THE REQUEST: Produce an exact copy of the lines below that run from the line containing "Generate a Python" to the line containing "year_colors = ['#6E7275', '#CDCFCD']", inclusive; any picture is omitted.

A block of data
--

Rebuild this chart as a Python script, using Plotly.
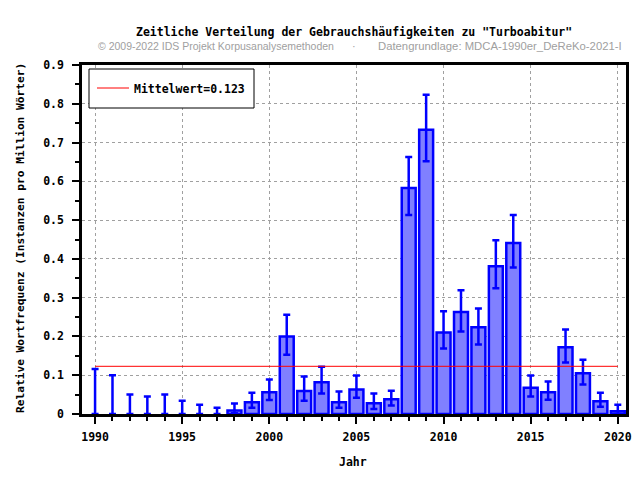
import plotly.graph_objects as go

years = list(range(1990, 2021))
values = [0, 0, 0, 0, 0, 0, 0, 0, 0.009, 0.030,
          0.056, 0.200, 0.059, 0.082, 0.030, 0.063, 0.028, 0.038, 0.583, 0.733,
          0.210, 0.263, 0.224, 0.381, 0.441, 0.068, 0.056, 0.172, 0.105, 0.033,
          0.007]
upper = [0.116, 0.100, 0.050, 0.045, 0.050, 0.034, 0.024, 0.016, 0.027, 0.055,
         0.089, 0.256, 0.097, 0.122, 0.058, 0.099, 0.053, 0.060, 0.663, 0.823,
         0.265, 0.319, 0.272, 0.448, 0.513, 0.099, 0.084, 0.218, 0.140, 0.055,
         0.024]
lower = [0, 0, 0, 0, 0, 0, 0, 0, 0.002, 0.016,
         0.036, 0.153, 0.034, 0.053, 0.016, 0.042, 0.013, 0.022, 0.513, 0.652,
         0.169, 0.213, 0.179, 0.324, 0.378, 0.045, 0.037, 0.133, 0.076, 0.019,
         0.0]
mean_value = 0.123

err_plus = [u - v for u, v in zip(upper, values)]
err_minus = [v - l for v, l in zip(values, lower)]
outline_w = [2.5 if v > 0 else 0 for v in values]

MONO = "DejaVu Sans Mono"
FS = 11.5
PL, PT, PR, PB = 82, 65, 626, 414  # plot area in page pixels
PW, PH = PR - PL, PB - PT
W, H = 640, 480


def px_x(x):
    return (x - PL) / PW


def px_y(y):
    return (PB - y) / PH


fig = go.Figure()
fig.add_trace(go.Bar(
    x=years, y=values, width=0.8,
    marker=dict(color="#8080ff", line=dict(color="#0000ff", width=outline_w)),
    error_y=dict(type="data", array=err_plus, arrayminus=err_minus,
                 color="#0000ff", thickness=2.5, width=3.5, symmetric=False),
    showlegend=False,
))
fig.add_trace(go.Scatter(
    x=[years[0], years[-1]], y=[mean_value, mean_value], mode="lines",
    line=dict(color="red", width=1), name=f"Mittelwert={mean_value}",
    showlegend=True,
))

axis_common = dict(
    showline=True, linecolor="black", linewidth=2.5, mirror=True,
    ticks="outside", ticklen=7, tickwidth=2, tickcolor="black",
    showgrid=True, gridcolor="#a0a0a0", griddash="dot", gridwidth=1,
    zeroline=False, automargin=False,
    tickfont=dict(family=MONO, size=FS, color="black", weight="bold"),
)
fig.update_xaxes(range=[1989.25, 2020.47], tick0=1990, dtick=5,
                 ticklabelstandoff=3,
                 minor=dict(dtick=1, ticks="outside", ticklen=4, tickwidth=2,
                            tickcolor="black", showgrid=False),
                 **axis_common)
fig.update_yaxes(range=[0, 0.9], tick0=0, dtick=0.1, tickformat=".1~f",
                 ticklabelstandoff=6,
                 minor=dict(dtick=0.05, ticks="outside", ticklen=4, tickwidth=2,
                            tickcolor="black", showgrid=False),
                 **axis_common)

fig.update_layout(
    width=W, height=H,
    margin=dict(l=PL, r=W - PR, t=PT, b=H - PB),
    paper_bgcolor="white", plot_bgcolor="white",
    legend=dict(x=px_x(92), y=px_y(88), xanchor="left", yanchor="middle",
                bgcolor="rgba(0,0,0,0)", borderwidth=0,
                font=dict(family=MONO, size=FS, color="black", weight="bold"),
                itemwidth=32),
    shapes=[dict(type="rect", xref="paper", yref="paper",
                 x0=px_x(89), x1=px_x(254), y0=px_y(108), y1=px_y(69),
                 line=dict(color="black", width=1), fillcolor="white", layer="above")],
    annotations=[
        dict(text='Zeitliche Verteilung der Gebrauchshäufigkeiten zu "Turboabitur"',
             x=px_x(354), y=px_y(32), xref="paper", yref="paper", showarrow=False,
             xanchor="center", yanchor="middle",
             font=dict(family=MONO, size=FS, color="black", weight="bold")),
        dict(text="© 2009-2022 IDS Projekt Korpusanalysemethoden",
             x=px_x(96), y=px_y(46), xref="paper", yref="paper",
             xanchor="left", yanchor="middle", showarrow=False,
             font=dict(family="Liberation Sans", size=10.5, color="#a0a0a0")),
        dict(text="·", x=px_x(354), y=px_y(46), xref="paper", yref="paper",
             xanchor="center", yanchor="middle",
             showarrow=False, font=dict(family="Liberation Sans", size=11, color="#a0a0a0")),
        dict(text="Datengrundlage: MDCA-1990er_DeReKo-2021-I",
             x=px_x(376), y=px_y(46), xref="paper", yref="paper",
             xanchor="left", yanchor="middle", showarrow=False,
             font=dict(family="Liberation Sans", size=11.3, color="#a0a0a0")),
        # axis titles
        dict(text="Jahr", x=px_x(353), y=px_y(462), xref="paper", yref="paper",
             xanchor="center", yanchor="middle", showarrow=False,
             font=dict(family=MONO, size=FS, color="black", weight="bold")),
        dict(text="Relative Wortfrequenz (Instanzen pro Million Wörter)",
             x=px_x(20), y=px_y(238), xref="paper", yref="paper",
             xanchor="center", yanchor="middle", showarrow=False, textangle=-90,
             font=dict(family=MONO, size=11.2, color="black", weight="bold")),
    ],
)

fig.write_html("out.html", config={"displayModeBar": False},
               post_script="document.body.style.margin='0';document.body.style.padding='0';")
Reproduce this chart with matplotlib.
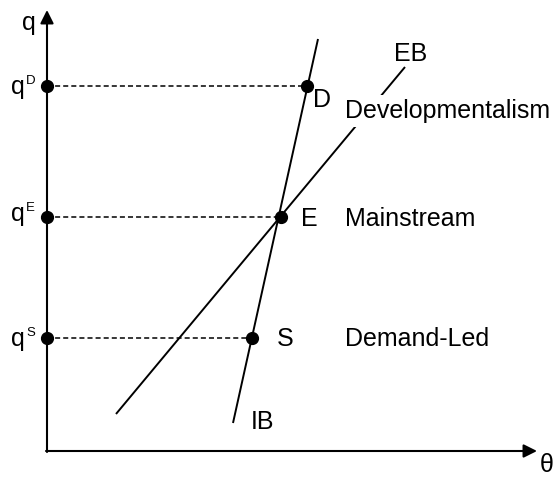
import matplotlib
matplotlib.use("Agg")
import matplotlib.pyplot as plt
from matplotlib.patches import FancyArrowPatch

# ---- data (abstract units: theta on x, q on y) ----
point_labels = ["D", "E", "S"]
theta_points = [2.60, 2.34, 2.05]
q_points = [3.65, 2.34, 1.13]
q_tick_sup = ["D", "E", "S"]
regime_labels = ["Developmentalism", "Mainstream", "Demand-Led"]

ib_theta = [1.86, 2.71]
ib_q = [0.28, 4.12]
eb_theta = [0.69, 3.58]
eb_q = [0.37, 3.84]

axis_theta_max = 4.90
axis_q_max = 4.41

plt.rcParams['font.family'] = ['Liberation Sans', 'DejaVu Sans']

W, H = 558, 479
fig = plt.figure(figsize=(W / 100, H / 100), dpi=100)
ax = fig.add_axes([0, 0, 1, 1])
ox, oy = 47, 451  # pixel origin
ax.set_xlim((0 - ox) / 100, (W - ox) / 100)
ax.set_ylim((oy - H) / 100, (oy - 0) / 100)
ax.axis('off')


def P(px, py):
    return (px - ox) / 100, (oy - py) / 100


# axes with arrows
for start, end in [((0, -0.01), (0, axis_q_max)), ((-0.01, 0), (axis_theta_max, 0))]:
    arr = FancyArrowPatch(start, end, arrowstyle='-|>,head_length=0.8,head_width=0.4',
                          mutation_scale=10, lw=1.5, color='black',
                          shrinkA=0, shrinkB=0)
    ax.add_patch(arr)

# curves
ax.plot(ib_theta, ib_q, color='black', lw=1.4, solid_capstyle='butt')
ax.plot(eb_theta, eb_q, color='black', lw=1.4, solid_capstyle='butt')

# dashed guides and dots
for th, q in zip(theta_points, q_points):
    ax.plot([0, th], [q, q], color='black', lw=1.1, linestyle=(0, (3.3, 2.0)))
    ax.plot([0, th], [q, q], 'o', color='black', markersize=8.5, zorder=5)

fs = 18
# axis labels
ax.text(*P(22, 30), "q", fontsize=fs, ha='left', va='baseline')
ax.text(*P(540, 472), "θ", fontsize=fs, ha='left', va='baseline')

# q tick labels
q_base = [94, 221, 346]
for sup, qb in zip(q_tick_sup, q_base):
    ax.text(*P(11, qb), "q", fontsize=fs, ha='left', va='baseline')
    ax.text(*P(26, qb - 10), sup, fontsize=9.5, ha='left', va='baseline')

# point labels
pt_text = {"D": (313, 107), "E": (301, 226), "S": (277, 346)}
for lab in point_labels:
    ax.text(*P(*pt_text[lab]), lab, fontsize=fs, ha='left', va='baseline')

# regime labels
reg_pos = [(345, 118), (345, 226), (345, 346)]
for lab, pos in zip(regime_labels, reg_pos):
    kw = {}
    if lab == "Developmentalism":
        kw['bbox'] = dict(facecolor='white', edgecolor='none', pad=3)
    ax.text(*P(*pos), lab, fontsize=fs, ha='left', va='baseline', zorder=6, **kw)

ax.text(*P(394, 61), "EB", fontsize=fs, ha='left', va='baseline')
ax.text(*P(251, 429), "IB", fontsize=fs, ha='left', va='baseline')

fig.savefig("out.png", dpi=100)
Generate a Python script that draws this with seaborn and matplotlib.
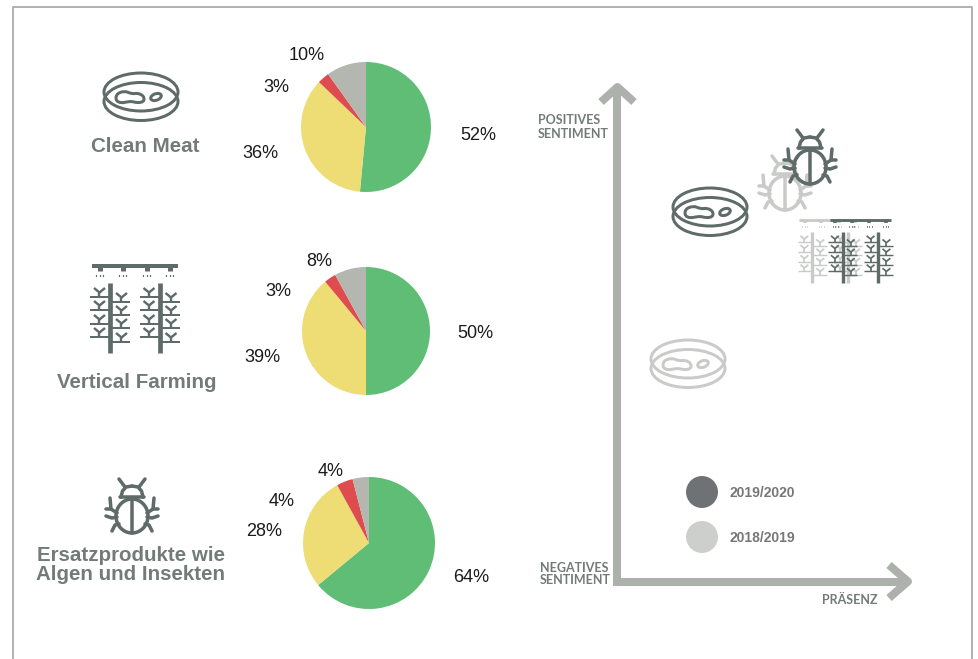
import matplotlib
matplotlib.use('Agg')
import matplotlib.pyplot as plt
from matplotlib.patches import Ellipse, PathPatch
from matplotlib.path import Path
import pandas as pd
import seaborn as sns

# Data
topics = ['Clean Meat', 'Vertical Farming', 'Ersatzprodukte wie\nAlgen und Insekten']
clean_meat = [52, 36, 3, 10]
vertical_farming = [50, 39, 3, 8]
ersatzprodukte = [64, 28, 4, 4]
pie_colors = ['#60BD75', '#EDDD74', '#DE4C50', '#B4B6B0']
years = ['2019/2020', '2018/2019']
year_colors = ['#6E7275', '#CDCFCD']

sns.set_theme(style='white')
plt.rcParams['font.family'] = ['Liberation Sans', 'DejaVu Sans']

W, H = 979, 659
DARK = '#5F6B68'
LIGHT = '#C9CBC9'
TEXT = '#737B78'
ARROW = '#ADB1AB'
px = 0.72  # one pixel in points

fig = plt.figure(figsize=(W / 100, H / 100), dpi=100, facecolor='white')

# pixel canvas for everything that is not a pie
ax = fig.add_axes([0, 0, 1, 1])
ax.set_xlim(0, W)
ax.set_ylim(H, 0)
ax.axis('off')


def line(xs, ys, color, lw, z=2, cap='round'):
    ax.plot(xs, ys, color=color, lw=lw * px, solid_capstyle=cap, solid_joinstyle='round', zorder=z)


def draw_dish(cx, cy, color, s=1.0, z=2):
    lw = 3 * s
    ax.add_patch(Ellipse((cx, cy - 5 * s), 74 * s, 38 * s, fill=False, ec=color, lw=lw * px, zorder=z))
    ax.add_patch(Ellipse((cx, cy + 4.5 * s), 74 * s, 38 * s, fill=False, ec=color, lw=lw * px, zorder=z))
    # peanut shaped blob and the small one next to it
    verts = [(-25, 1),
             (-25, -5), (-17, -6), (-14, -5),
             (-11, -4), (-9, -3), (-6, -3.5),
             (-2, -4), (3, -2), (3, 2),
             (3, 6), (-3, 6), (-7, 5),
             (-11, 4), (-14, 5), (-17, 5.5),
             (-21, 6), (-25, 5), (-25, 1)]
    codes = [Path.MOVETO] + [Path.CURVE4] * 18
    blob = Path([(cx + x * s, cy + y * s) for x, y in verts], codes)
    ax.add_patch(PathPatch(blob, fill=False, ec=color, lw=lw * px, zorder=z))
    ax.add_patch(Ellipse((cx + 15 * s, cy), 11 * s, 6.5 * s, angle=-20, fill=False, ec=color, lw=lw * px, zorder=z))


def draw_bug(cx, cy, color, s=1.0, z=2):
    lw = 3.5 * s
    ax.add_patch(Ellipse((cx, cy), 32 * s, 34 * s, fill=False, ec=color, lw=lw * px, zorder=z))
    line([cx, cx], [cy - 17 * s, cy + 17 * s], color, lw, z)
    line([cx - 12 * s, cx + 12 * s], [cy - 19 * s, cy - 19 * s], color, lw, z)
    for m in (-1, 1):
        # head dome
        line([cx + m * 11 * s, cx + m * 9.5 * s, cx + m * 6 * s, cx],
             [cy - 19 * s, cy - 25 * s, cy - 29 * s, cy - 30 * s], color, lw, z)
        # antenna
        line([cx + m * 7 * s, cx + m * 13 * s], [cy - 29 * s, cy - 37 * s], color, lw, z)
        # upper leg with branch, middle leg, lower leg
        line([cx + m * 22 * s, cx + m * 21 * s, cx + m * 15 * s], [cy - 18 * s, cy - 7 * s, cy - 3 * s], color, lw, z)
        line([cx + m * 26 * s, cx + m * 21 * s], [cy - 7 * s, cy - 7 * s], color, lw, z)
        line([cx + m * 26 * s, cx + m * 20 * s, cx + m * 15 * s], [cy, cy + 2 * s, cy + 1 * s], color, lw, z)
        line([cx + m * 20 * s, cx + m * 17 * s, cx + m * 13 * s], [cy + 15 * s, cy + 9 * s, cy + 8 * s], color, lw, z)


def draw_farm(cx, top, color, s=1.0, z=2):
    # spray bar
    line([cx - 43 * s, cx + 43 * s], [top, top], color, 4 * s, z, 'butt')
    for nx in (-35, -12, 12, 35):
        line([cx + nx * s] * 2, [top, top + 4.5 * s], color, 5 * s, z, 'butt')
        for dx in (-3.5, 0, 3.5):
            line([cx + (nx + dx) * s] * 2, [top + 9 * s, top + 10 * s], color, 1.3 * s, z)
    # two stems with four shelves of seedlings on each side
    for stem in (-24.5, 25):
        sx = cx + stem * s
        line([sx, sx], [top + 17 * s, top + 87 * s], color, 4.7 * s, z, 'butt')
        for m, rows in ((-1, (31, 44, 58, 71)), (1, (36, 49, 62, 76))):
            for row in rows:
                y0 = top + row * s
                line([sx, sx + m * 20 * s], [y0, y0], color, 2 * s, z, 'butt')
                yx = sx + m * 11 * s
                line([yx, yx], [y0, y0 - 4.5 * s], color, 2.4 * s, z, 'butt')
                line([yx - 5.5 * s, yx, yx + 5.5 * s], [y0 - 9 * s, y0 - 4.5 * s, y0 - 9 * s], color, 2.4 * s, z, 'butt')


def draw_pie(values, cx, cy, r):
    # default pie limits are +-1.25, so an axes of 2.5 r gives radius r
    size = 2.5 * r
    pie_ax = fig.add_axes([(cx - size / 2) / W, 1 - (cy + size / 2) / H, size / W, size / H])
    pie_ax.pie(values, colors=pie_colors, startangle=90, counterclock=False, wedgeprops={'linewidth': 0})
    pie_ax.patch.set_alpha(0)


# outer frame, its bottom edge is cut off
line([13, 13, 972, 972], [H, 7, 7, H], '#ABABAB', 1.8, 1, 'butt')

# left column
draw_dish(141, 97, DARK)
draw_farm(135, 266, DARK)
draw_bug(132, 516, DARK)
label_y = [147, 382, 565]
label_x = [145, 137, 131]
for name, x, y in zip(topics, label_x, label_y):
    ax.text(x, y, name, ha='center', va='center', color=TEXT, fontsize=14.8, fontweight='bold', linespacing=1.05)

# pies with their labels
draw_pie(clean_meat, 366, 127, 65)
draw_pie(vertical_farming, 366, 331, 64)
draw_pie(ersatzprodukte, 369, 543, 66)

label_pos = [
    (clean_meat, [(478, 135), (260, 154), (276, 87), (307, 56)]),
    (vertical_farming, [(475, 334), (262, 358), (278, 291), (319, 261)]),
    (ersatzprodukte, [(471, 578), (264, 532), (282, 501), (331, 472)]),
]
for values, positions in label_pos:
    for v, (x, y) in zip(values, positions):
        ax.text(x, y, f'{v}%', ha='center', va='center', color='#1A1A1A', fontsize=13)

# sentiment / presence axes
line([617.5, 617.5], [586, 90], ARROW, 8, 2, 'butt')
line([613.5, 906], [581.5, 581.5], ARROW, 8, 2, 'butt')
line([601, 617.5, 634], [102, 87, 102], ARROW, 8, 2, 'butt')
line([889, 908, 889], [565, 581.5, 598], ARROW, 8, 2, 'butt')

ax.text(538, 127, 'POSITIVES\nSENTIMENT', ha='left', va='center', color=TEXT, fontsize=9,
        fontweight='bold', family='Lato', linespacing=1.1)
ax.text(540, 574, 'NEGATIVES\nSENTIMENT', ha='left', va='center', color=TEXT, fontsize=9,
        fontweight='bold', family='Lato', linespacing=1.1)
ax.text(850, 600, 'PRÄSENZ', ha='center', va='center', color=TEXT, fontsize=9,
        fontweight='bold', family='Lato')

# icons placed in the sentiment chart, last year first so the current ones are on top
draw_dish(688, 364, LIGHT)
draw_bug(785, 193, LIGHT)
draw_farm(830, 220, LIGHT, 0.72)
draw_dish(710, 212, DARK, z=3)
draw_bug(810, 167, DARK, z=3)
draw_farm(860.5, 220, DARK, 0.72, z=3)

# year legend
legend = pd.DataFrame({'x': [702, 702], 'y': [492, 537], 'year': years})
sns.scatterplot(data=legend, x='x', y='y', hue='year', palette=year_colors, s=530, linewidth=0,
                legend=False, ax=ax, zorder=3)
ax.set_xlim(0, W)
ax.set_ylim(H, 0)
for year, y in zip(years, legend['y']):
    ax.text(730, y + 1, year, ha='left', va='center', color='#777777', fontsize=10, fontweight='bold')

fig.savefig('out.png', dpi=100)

--

SOLUTION TO THE PROBLEM:
Generate a Python script that draws this with seaborn and matplotlib.
import matplotlib
matplotlib.use('Agg')
import matplotlib.pyplot as plt
from matplotlib.patches import Ellipse, PathPatch
from matplotlib.path import Path
import pandas as pd
import seaborn as sns

# Data
topics = ['Clean Meat', 'Vertical Farming', 'Ersatzprodukte wie\nAlgen und Insekten']
clean_meat = [52, 36, 3, 10]
vertical_farming = [50, 39, 3, 8]
ersatzprodukte = [64, 28, 4, 4]
pie_colors = ['#60BD75', '#EDDD74', '#DE4C50', '#B4B6B0']
years = ['2019/2020', '2018/2019']
year_colors = ['#6E7275', '#CDCFCD']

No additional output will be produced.